Silicon Valley Gives the Governator the Business

Twenty superstar tech execs met with California governor Arnold Schwarzenegger Thursday as he and State Controller Steve Westly made a barnstorming junket to Silicon Valley to pump up support for his bond measure.

Hewlett-Packard’s Carly Fiorina, Google’s Larry Page, Adobe chief Bruce Chizen and John Hennessy, president of Stanford University, were among the tech insiders who met with the governor.

Once the hottest economy on earth, the Valley is at a crossroads, according to these executives. The business leaders told the governor that, unless the state changes its way of doing business, they won’t be able to compete globally. The private meeting took place at the CEO Summit on the California Business Climate. The event, and Schwarzenegger’s appearance, were in support of the governor’s debt refinancing plan, to be voted on March 2.

California Proposition 57 would refinance the state’s whopping debt load by floating a bond issue of up to $15 billion. Proponents say it would save the state interest; the state’s legislative analysts says that the early interest savings would be offset in subsequent years by higher annual debt-service costs due to this bond’s larger size and the longer time period for its repayment. Prop 58 Proposition 58 requires California politicians to balance the budget every year in the future, and it prohibits bond financing of deficits after the initial one.

Schwarzenegger picked up endorsements from the Silicon Valley Manufacturing Group, the San Jose/Silicon Valley Chamber of Commerce, the American Electronic Association and TechNet. The governor did not discuss workers’ comp in the private session, but he’s given Congress a March 1 deadline to come up with a proposal to reform the system.

While A-list executives met with Schwarzenegger, 140 or so business leaders gathered in a theater in Adobe Systems’ San Jose headquarters to hear the result of a survey of CEO members of the Silicon Valley Manufacturing Group. Outside, protesters carried signs saying the governor’s budget hurts working families, children and seniors. Inside, the SVMG said the state’s onerous regulations on business have eliminated jobs, caused cuts to education and social welfare programs.

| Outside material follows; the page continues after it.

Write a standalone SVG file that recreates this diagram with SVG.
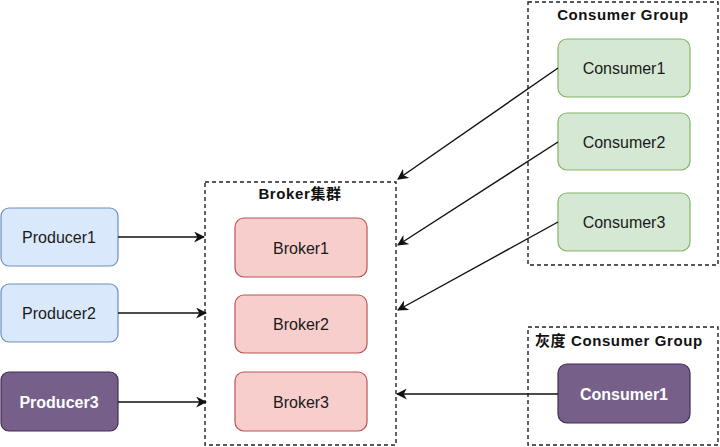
<svg xmlns="http://www.w3.org/2000/svg" width="720" height="447" viewBox="0 0 720 447">
  <style>
    .lbl { font-family: "Liberation Sans", "Noto Sans CJK SC", sans-serif; font-size: 16px; text-anchor: middle; dominant-baseline: central; fill: #1a1a1a; }
    .ttl { font-family: "Liberation Sans", "Noto Sans CJK SC", sans-serif; font-size: 15px; font-weight: bold; letter-spacing: 0.6px; dominant-baseline: central; fill: #111; }
    .grp { fill: none; stroke: #222; stroke-width: 1.4; stroke-dasharray: 4 3; }
    .prod { fill: #dae8fc; stroke: #6c8ebf; stroke-width: 1.2; }
    .brk { fill: #f8cecc; stroke: #b85450; stroke-width: 1.2; }
    .con { fill: #d5e8d4; stroke: #82b366; stroke-width: 1.2; }
    .gray { fill: #76608a; stroke: #432d57; stroke-width: 1.2; }
    .wt { fill: #ffffff; font-weight: bold; }
    .edge { fill: none; stroke: #111; stroke-width: 1.4; marker-end: url(#arrow); }
  </style>
  <defs>
    <marker id="arrow" viewBox="0 0 10 10" refX="9" refY="5" markerWidth="11" markerHeight="11" markerUnits="userSpaceOnUse" orient="auto">
      <path d="M0,0 L10,5 L0,10 L3,5 Z" fill="#111"/>
    </marker>
  </defs>
  <rect width="720" height="447" fill="#ffffff"/>

  <!-- containers -->
  <g id="broker-cluster">
    <rect class="grp" x="205" y="182" width="191" height="263"/>
    <text class="ttl" x="300" y="193" text-anchor="middle">Broker集群</text>
  </g>
  <g id="consumer-group">
    <rect class="grp" x="528" y="2" width="190" height="263"/>
    <text class="ttl" x="623" y="14" text-anchor="middle">Consumer Group</text>
  </g>
  <g id="gray-consumer-group">
    <rect class="grp" x="528" y="327" width="190" height="118"/>
    <text class="ttl" x="535" y="340">灰度 Consumer Group</text>
  </g>

  <!-- producers -->
  <g id="producer1">
    <rect class="prod" x="1" y="208" width="117" height="58" rx="8"/>
    <text class="lbl" x="59" y="237">Producer1</text>
  </g>
  <g id="producer2">
    <rect class="prod" x="1" y="284" width="117" height="58" rx="8"/>
    <text class="lbl" x="59" y="313">Producer2</text>
  </g>
  <g id="producer3">
    <rect class="gray" x="1" y="372" width="117" height="59" rx="8"/>
    <text class="lbl wt" x="59" y="402">Producer3</text>
  </g>

  <!-- brokers -->
  <g id="broker1">
    <rect class="brk" x="235" y="218" width="132" height="59" rx="9"/>
    <text class="lbl" x="301" y="248">Broker1</text>
  </g>
  <g id="broker2">
    <rect class="brk" x="235" y="295" width="132" height="58" rx="9"/>
    <text class="lbl" x="301" y="324">Broker2</text>
  </g>
  <g id="broker3">
    <rect class="brk" x="235" y="372" width="132" height="59" rx="9"/>
    <text class="lbl" x="301" y="402">Broker3</text>
  </g>

  <!-- consumers -->
  <g id="consumer1">
    <rect class="con" x="558" y="39" width="132" height="58" rx="9"/>
    <text class="lbl" x="624" y="68">Consumer1</text>
  </g>
  <g id="consumer2">
    <rect class="con" x="558" y="113" width="132" height="57" rx="9"/>
    <text class="lbl" x="624" y="142">Consumer2</text>
  </g>
  <g id="consumer3">
    <rect class="con" x="558" y="193" width="132" height="58" rx="9"/>
    <text class="lbl" x="624" y="222">Consumer3</text>
  </g>
  <g id="gray-consumer1">
    <rect class="gray" x="558" y="364" width="132" height="59" rx="9"/>
    <text class="lbl wt" x="624" y="394">Consumer1</text>
  </g>

  <!-- connectors -->
  <g id="connectors">
    <path class="edge" d="M118,237 L204,237"/>
    <path class="edge" d="M118,313 L206,313"/>
    <path class="edge" d="M118,402 L206,402"/>
    <path class="edge" d="M558,68 L398,179"/>
    <path class="edge" d="M558,142 L398,245"/>
    <path class="edge" d="M558,222 L398,310"/>
    <path class="edge" d="M558,394 L397,394"/>
  </g>
</svg>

Larry Gerston, professor of political science at San Jose State University, presented the results of the SVMG’s Business Vitality Survey. It didn’t take a Ph.D. to figure out that the top problems are sky-high workers’ compensation costs, spiraling health-care expenses, and the high cost of housing, childcare and education for employees.

Three out of four of the 105 CEOs of SVMG member companies participating said the state legislation was moving in the wrong direction. Four out of five said that regulation was moving in the wrong direction for business. The report divided respondents into seven business sectors, with biotech the only sector showing much promise of job growth. But across all sectors, the concerns were the same, and workers’ comp reform topped the list in each sector.

The top gripe, across all sectors, was workers’ comp. According to the SVMG, California has the highest workers’ compensation insurance rates in the U.S., while actual payments to injured workers are among the lowest.

“It’s going to take a bi-partisan approach to come to a solution. We have to get the system to operate more efficiently,” Mike Splinter, CEO of Applied Materials, told internetnews.com. He said administration costs for the program should be reduced, while litigation inflates the cost of the system without benefiting employees.

While the executives asked for relief from regulation and workers’ comp reform, complaining that skyrocketing costs kept them from hiring, they were unwilling to commit to keeping job in the area. “Legislation is the wrong focus for keeping jobs in the U.S.,” said Adobe CEO Bruce Chizen. Michael Cannon, CEO of Solectron, added, “Protectionist measures will hurt long-term growth. They threaten the core of Silicon Valley.”

In the private session Schwarzenegger clearly wowed the executives. “A lot of change will happen,” Aart de Geus, CEO of Synopsys, told internetnews.com. “For change to happen, you need to have a common sense of reality. In interacting with the governor, he already listed many of the issues we were going to bring up. I think he has a good grasp of the issues. Second, you need to have this boundless optimism and belief that it can happen.”

After the star chamber meeting, Shwarzenegger took the podium to a standing ovation. He reiterated that his plan is not borrowing more money, but debt consolidation. “If this does not pass,” he warned, “the consequences are severe. We don’t even want to talk about it. Let’s just be positive,” he said. “Let’s pass the measures and get on the road to recovery.”